***** DATA ROWS

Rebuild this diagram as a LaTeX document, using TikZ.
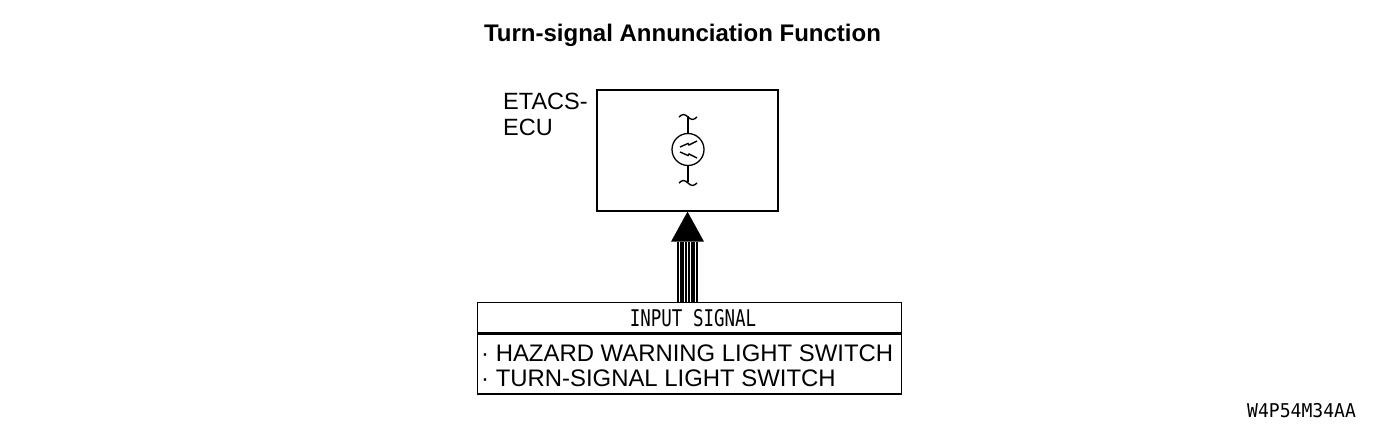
\documentclass[tikz,border=0pt]{standalone}
\usepackage{fontspec}
\setmainfont{Liberation Sans}
\newfontfamily\codefont[FakeStretch=0.76]{DejaVu Sans Mono}
\newfontfamily\tagfont[FakeStretch=0.95]{DejaVu Sans Mono}
\usetikzlibrary{positioning}

\tikzset{
    box/.style = {draw, line width = 1.3pt, inner sep = 0pt},
    label text/.style = {inner sep = 0pt, font = \fontsize{23.9pt}{25pt}\selectfont},
    shaftline/.style = {line width = 2.1pt},
}

\begin{document}
\begin{tikzpicture}[x = 1pt, y = 1pt]
            \useasboundingbox (0,0) rectangle (1400,432);
            \node[inner sep = 0pt, anchor = base, font = \fontsize{24pt}{25pt}\selectfont\bfseries] (title) at (682.5,390.3) {Turn-signal Annunciation Function};
            % ECU box and its flasher symbol
            \node[box, minimum width = 181pt, minimum height = 121pt] (ecu) at (687.5,281.5) {};
            \node[label text, anchor = base west, font = \fontsize{23.5pt}{25pt}\selectfont] (etacs) at (503,322) {ETACS-};
            \node[label text, anchor = base west, font = \fontsize{23.5pt}{25pt}\selectfont] (ecuname) at (503,297) {ECU};
            \node[draw, circle, line width = 1.3pt, minimum size = 32pt, inner sep = 0pt] (lamp) at (688,282.5) {};
            \coordinate (lamptop) at (688,316);
            \coordinate (lampbot) at (688,250);
            \begin{scope}[line width = 1.4pt]
                \draw (lamp.north) -- (lamptop);
                \draw (lamp.south) -- (lampbot);
                \draw (lamptop) ++(-9,-1) sin ++(4.5,2.5) cos ++(4.5,-2.5) sin ++(4.5,-2.5) cos ++(4.5,2.5);
                \draw (lampbot) ++(-9,-1) sin ++(4.5,2.5) cos ++(4.5,-2.5) sin ++(4.5,-2.5) cos ++(4.5,2.5);
                \draw ([shift = {(-8,2.5)}]lamp.center) -- ++(8,3.5) -- ++(1,-1.5) -- ++(8,4);
                \draw ([shift = {(-8,-2.5)}]lamp.center) -- ++(8,-3.5) -- ++(1,1.5) -- ++(8,-4);
            \end{scope}
            % input signal box
            \node[box, minimum width = 424pt, minimum height = 30pt, anchor = north west] (sighdr) at (477,130) {};
            \node[box, minimum width = 424pt, minimum height = 60pt, anchor = north west] (siglist) at (sighdr.south west) {};
            \node[inner sep = 0pt, anchor = base, font = \fontsize{23pt}{25pt}\codefont] (sigtitle) at (693,105.3) {INPUT SIGNAL};
            \node[label text, anchor = base west] (hazard) at (481,70.3) {· HAZARD WARNING LIGHT SWITCH};
            \node[label text, anchor = base west] (turnsw) at (481,45.3) {· TURN-SIGNAL LIGHT SWITCH};
            % arrow from the inputs to the ECU
            \coordinate (headbase) at ([yshift = -30pt]ecu.south);
            \fill (ecu.south) -- ([xshift = -16.5pt]headbase) -- ([xshift = 16.5pt]headbase) -- cycle;
            \foreach \i in {0,...,7} {
                \pgfmathsetmacro{\dx}{-9.5+\i*2.714}
                \coordinate (shaft\i) at ([xshift = \dx pt]headbase);
                \draw[shaftline] (shaft\i) -- (shaft\i |- sighdr.north);
            }
            \node[inner sep = 0pt, anchor = base west, font = \fontsize{19pt}{20pt}\tagfont] (tag) at (1247,15) {W4P54M34AA};
        \end{tikzpicture}
\end{document}
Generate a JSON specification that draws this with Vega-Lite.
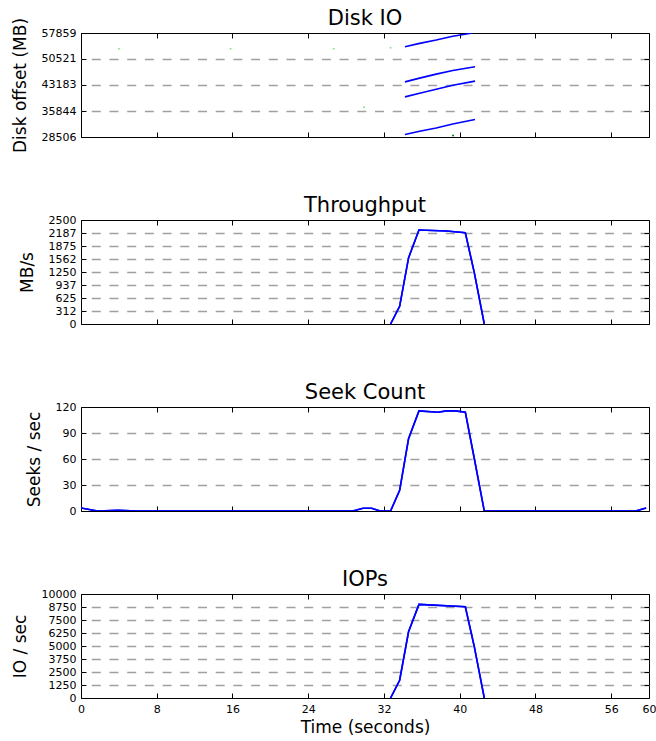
{
  "$schema": "https://vega.github.io/schema/vega-lite/v6.json",
  "padding": {"left": 10, "top": 7, "right": 0, "bottom": 2},
  "bounds": "flush",
  "spacing": 83,
  "config": {
    "font": "DejaVu Sans",
    "view": {"stroke": "#000000", "strokeWidth": 1},
    "axis": {
      "domain": false,
      "tickColor": "#000000",
      "tickSize": -5,
      "tickWidth": 1,
      "labelColor": "#000000",
      "labelFontSize": 11,
      "labelPadding": 10,
      "labelOverlap": false,
      "labelFlush": false,
      "titleFontSize": 17,
      "titleFontWeight": "normal",
      "titleColor": "#000000",
      "titlePadding": 12,
      "gridColor": "#a0a0a0",
      "gridDash": [9, 8.7],
      "gridWidth": 1.4,
      "gridOpacity": 1
    },
    "axisX": {"labelPadding": 10, "titlePadding": 5},
    "title": {"fontSize": 21, "fontWeight": "normal", "color": "#000000", "offset": -2}
  },
  "datasets": {
    "disk": [
      {"t": 34.22, "mb": 29185, "seg": 1}, {"t": 35.77, "mb": 30119, "seg": 1}, {"t": 37.52, "mb": 31053, "seg": 1}, {"t": 39.27, "mb": 32185, "seg": 1}, {"t": 41.62, "mb": 33430, "seg": 1},
      {"t": 34.22, "mb": 39826, "seg": 2}, {"t": 35.77, "mb": 40873, "seg": 2}, {"t": 37.52, "mb": 42005, "seg": 2}, {"t": 39.27, "mb": 43137, "seg": 2}, {"t": 41.62, "mb": 44270, "seg": 2},
      {"t": 34.22, "mb": 44071, "seg": 3}, {"t": 35.77, "mb": 45118, "seg": 3}, {"t": 37.52, "mb": 46250, "seg": 3}, {"t": 39.27, "mb": 47297, "seg": 3}, {"t": 41.62, "mb": 48316, "seg": 3},
      {"t": 34.22, "mb": 53976, "seg": 4}, {"t": 35.77, "mb": 54938, "seg": 4}, {"t": 37.52, "mb": 55872, "seg": 4}, {"t": 39.27, "mb": 56919, "seg": 4}, {"t": 41.2, "mb": 57768, "seg": 4}
    ],
    "dots": [
      {"t": 4.0, "mb": 53410, "kind": "light"}, {"t": 15.8, "mb": 53410, "kind": "light"}, {"t": 26.7, "mb": 53410, "kind": "light"},
      {"t": 32.7, "mb": 53700, "kind": "light"}, {"t": 29.9, "mb": 36911, "kind": "light"}, {"t": 39.3, "mb": 28900, "kind": "dark"}
    ],
    "tp": [
      {"t": 32.7, "v": 0}, {"t": 33.66, "v": 426}, {"t": 34.6, "v": 1590}, {"t": 35.7, "v": 2258}, {"t": 38.6, "v": 2234}, {"t": 40.6, "v": 2193}, {"t": 41.55, "v": 1229}, {"t": 42.6, "v": 0}
    ],
    "seek": [
      {"t": 0, "v": 3.45}, {"t": 1.75, "v": 0}, {"t": 3.9, "v": 0.8}, {"t": 6, "v": 0}, {"t": 28.7, "v": 0}, {"t": 29.8, "v": 3.1}, {"t": 30.7, "v": 3.1}, {"t": 31.6, "v": 0}, {"t": 32.7, "v": 0},
      {"t": 33.66, "v": 23.8}, {"t": 34.6, "v": 83.3}, {"t": 35.7, "v": 115.5}, {"t": 37.7, "v": 113.9}, {"t": 38.6, "v": 115.5}, {"t": 39.55, "v": 115.5}, {"t": 40.6, "v": 113.9},
      {"t": 41.55, "v": 60.3}, {"t": 42.6, "v": 0}, {"t": 58.6, "v": 0}, {"t": 59.7, "v": 3.45}
    ],
    "iops": [
      {"t": 32.7, "v": 0}, {"t": 33.66, "v": 1706}, {"t": 34.6, "v": 6362}, {"t": 35.7, "v": 9004}, {"t": 40.6, "v": 8772}, {"t": 41.55, "v": 4916}, {"t": 42.6, "v": 0}
    ]
  },
  "vconcat": [
    {
      "title": {"text": "Disk IO", "offset": -12},
      "width": 568, "height": 104,
      "layer": [
        {
          "data": {"name": "disk"},
          "mark": {"type": "line", "color": "#0000ff", "strokeWidth": 1.6, "clip": true},
          "encoding": {
            "x": {"field": "t", "type": "quantitative", "scale": {"domain": [0, 60], "nice": false, "zero": false},
                  "axis": {"orient": "bottom", "values": [0, 8, 16, 24, 32, 40, 48, 56, 60], "labels": false, "title": null, "grid": false}},
            "y": {"field": "mb", "type": "quantitative", "scale": {"domain": [28506, 57859], "nice": false, "zero": false},
                  "axis": {"orient": "left", "values": [28506, 35844, 43183, 50521, 57859], "format": "d", "title": "Disk offset (MB)", "grid": false}},
            "detail": {"field": "seg", "type": "nominal"}
          }
        },
        {
          "data": {"name": "dots"},
          "mark": {"type": "point", "filled": true, "size": 4, "opacity": 1},
          "encoding": {
            "x": {"field": "t", "type": "quantitative",
                  "axis": {"orient": "top", "values": [0, 8, 16, 24, 32, 40, 48, 56, 60], "labels": false, "title": null, "grid": false}},
            "y": {"field": "mb", "type": "quantitative",
                  "axis": {"orient": "right", "values": [35844, 43183, 50521], "labels": false, "title": null, "grid": true}},
            "color": {"field": "kind", "type": "nominal", "scale": {"domain": ["light", "dark"], "range": ["#90e090", "#008000"]}, "legend": null}
          }
        }
      ],
      "resolve": {"axis": {"x": "independent", "y": "independent"}}
    },
    {
      "title": {"text": "Throughput"},
      "width": 568, "height": 104,
      "data": {"name": "tp"},
      "layer": [
        {
          "mark": {"type": "line", "color": "#0000ff", "strokeWidth": 1.6, "clip": true},
          "encoding": {
            "x": {"field": "t", "type": "quantitative", "scale": {"domain": [0, 60], "nice": false, "zero": false},
                  "axis": {"orient": "bottom", "values": [0, 8, 16, 24, 32, 40, 48, 56, 60], "labels": false, "title": null, "grid": false}},
            "y": {"field": "v", "type": "quantitative", "scale": {"domain": [0, 2500], "nice": false},
                  "axis": {"orient": "left", "values": [0, 312, 625, 937, 1250, 1562, 1875, 2187, 2500], "format": "d", "title": "MB/s", "grid": false}}
          }
        },
        {
          "mark": {"type": "line", "color": "#0000ff", "strokeWidth": 1.6, "clip": true},
          "encoding": {
            "x": {"field": "t", "type": "quantitative",
                  "axis": {"orient": "top", "values": [0, 8, 16, 24, 32, 40, 48, 56, 60], "labels": false, "title": null, "grid": false}},
            "y": {"field": "v", "type": "quantitative",
                  "axis": {"orient": "right", "values": [312, 625, 937, 1250, 1562, 1875, 2187], "labels": false, "title": null, "grid": true}}
          }
        }
      ],
      "resolve": {"axis": {"x": "independent", "y": "independent"}}
    },
    {
      "title": {"text": "Seek Count"},
      "width": 568, "height": 104,
      "data": {"name": "seek"},
      "layer": [
        {
          "mark": {"type": "line", "color": "#0000ff", "strokeWidth": 1.6, "clip": true},
          "encoding": {
            "x": {"field": "t", "type": "quantitative", "scale": {"domain": [0, 60], "nice": false, "zero": false},
                  "axis": {"orient": "bottom", "values": [0, 8, 16, 24, 32, 40, 48, 56, 60], "labels": false, "title": null, "grid": false}},
            "y": {"field": "v", "type": "quantitative", "scale": {"domain": [0, 120], "nice": false},
                  "axis": {"orient": "left", "values": [0, 30, 60, 90, 120], "format": "d", "title": "Seeks / sec", "grid": false}}
          }
        },
        {
          "mark": {"type": "line", "color": "#0000ff", "strokeWidth": 1.6, "clip": true},
          "encoding": {
            "x": {"field": "t", "type": "quantitative",
                  "axis": {"orient": "top", "values": [0, 8, 16, 24, 32, 40, 48, 56, 60], "labels": false, "title": null, "grid": false}},
            "y": {"field": "v", "type": "quantitative",
                  "axis": {"orient": "right", "values": [30, 60, 90], "labels": false, "title": null, "grid": true}}
          }
        }
      ],
      "resolve": {"axis": {"x": "independent", "y": "independent"}}
    },
    {
      "title": {"text": "IOPs"},
      "width": 568, "height": 104,
      "data": {"name": "iops"},
      "layer": [
        {
          "mark": {"type": "line", "color": "#0000ff", "strokeWidth": 1.6, "clip": true},
          "encoding": {
            "x": {"field": "t", "type": "quantitative", "scale": {"domain": [0, 60], "nice": false, "zero": false},
                  "axis": {"orient": "bottom", "values": [0, 8, 16, 24, 32, 40, 48, 56, 60], "labels": true, "title": "Time (seconds)", "grid": false}},
            "y": {"field": "v", "type": "quantitative", "scale": {"domain": [0, 10000], "nice": false},
                  "axis": {"orient": "left", "values": [0, 1250, 2500, 3750, 5000, 6250, 7500, 8750, 10000], "format": "d", "title": "IO / sec", "grid": false}}
          }
        },
        {
          "mark": {"type": "line", "color": "#0000ff", "strokeWidth": 1.6, "clip": true},
          "encoding": {
            "x": {"field": "t", "type": "quantitative",
                  "axis": {"orient": "top", "values": [0, 8, 16, 24, 32, 40, 48, 56, 60], "labels": false, "title": null, "grid": false}},
            "y": {"field": "v", "type": "quantitative",
                  "axis": {"orient": "right", "values": [1250, 2500, 3750, 5000, 6250, 7500, 8750], "labels": false, "title": null, "grid": true}}
          }
        }
      ],
      "resolve": {"axis": {"x": "independent", "y": "independent"}}
    }
  ]
}
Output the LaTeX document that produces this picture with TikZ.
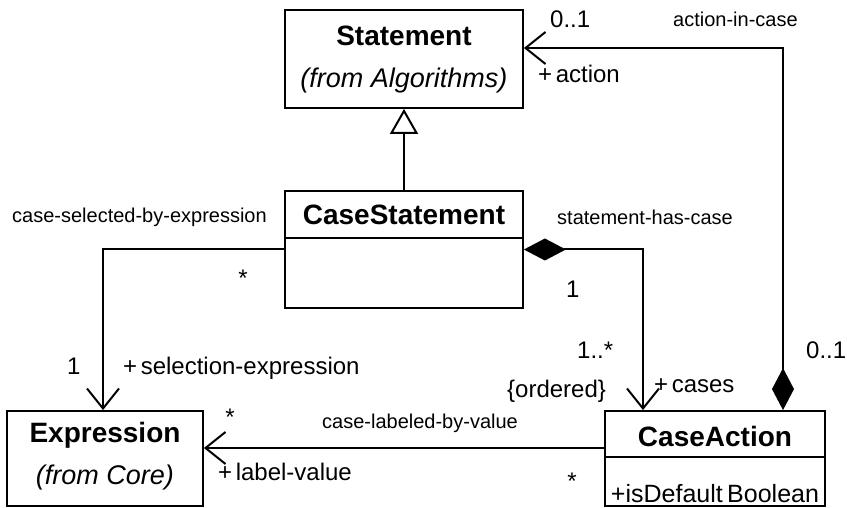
\documentclass[tikz,border=0pt]{standalone}
\usepackage{fontspec}
\setmainfont{Liberation Sans}
\usetikzlibrary{arrows.meta}
\begin{document}
\begin{tikzpicture}[x=1pt,y=-1pt,
  classbox/.style={draw, line width=1.8pt, inner sep=0pt, fill=white},
  cname/.style={font=\fontsize{28}{31}\selectfont\bfseries, anchor=base, inner sep=0pt},
  cfrom/.style={font=\fontsize{27}{30}\selectfont\itshape, anchor=base, inner sep=0pt},
  attr/.style={font=\fontsize{25}{28}\selectfont, anchor=base, inner sep=0pt},
  role/.style={font=\fontsize{24}{28}\selectfont, anchor=base west, inner sep=0pt},
  assoc/.style={font=\fontsize{20}{24}\selectfont, anchor=base west, inner sep=0pt},
  conn/.style={line width=2pt},
  navarrow/.style={-{Straight Barb[length=20pt,width=32pt,line width=2pt]}},
  comparrow/.style={{Diamond[length=42pt,width=22pt]}-{Straight Barb[length=20pt,width=32pt,line width=2pt]}},
  genarrow/.style={-{Triangle[open,length=25pt,width=28pt,line width=2pt,fill=white]}}
]
\useasboundingbox (0,0) rectangle (847,508);

% class boxes
\node[classbox, minimum width=238pt, minimum height=98pt] (stmt) at (404,59) {};
\node[classbox, minimum width=238pt, minimum height=117pt] (cs) at (404,249.5) {};
\node[classbox, minimum width=196pt, minimum height=95pt] (expr) at (105,458.5) {};
\node[classbox, minimum width=220pt, minimum height=95pt] (ca) at (715,458.5) {};

% compartments
\draw[line width=1.8pt] ([yshift=-48pt]cs.north west) -- ([yshift=-48pt]cs.north east);
\draw[line width=1.8pt] ([yshift=-47pt]ca.north west) -- ([yshift=-47pt]ca.north east);

% class texts
\node[cname] (stmtname) at (404,46) {Statement};
\node[cfrom] (stmtfrom) at (404,88) {(from Algorithms)};
\node[cname] (csname) at (404,225) {CaseStatement};
\node[cname] (exprname) at (105,442) {Expression};
\node[cfrom] (exprfrom) at (105,484) {(from Core)};
\node[cname] (caname) at (715,446) {CaseAction};
\node[attr] (caattr) at (715,502) {+isDefault\kern-0.1em\ Boolean};

% connectors
\draw[conn, genarrow] (cs.north) -- (stmt.south);
\draw[conn, comparrow] ([xshift=68pt]ca.north) |- ([yshift=11pt]stmt.east);
\draw[conn, comparrow] (cs.east) -| ([xshift=-72pt]ca.north);
\draw[conn, navarrow] (cs.west) -| ([xshift=-2pt]expr.north);
\draw[conn, navarrow] ([yshift=10.5pt]ca.west) -- ([yshift=10.5pt]expr.east);

% association labels
\node[role] (m1) at (550,28) {0..1};
\node[assoc] (an1) at (673,27) {action-in-case};
\node[role] (r1) at (538,83) {+\kern0.15em action};
\node[assoc] (an2) at (12,223) {case-selected-by-expression};
\node[role, anchor=center] (m2) at (243,278) {*};
\node[assoc] (an3) at (557,225) {statement-has-case};
\node[role] (m3) at (566,297) {1};
\node[role] (m4) at (67,374) {1};
\node[role] (r2) at (123,374) {+\kern0.15em selection-expression};
\node[role, anchor=center] (m5) at (230,417) {*};
\node[assoc] (an4) at (322,428) {case-labeled-by-value};
\node[role] (r3) at (218,480) {+\kern0.15em label-value};
\node[role, anchor=center] (m6) at (572,481) {*};
\node[role] (m7) at (577,358) {1..*};
\node[role] (r4) at (507,397) {\{ordered\}};
\node[role] (r5) at (654,392) {+\kern0.15em cases};
\node[role] (m8) at (806,358) {0..1};
\end{tikzpicture}
\end{document}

**********

# WHAT THE TASK ASKS
Find "LaTeX". Copy every line it occurs in.

# REPLY
Rebuild this diagram as a LaTeX document, using TikZ.
Output the LaTeX document that produces this picture with TikZ.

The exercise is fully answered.